Induction of senior managers from outside has made the leadership team younger. The average age of its top 20 leaders has come down from around 54 years five years back to 45 years today. Training programmes for senior and mid-level sales and marketing executives have been rolled out. Nagarajan and the top team are holding regular townhall meetings to update staff on new initiatives and align them to new goals across operations.
BUT WHERE’S THE MONEY
Unlike Mother Dairy, most modern companies address the matter
of profit and margins head on. On a turnover of Rs 4,200 crore,
the milk-maker barely makes any profit. Set up by government-owned
NDDB, farmers’ and consumers’ welfare are its priorities. Hence
its hands are tied. In early May when Amul raised its milk price,
Mother Dairy could not as promptly. Its fresh fruits and vegetable
business barely makes any money but with its procurement directly
from marginal farmers it is a justifiable business.

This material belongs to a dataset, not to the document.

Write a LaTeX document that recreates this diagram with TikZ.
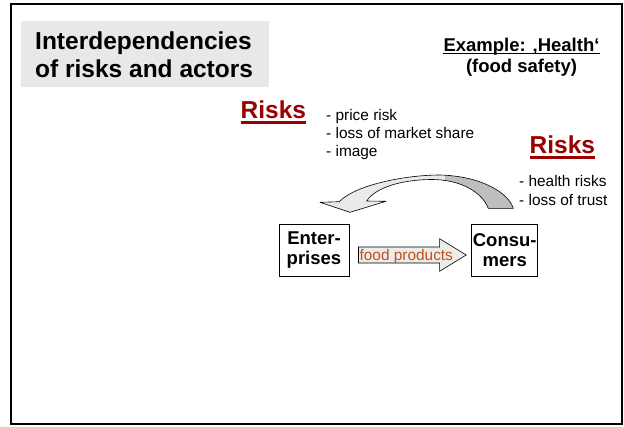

To tackle competition and make profits, a typical MNC cuts costs. At Mother Dairy, around 85% of the price earned from consumers is paid back to farmers as procurement price. So there is little capital to play around with. The only way it can make a little more money is by improving operational efficiency, building scale, expanding into newer markets and focusing on value-added products.
Does a liberalised India need a barely profitable Mother Dairy? "Yes it does," says Devangshu Dutta, chief executive of Third Eyesight, a retail consultancy firm. There is a phase when the market grows rapidly and competition multiplies. Consolidation follows even as big retailers enter the fray. They bring down input prices by pushing producers and make the supply chain efficient with some gain for consumers. It has happened in mature markets and it will happen in India too. "Companies like Mother Dairy will have a role to play in keeping balance between producers and the market," Dutta says.
That means Nagarajan and his team will face even greater pressure to expand, capture new territories and deliver more efficiencies.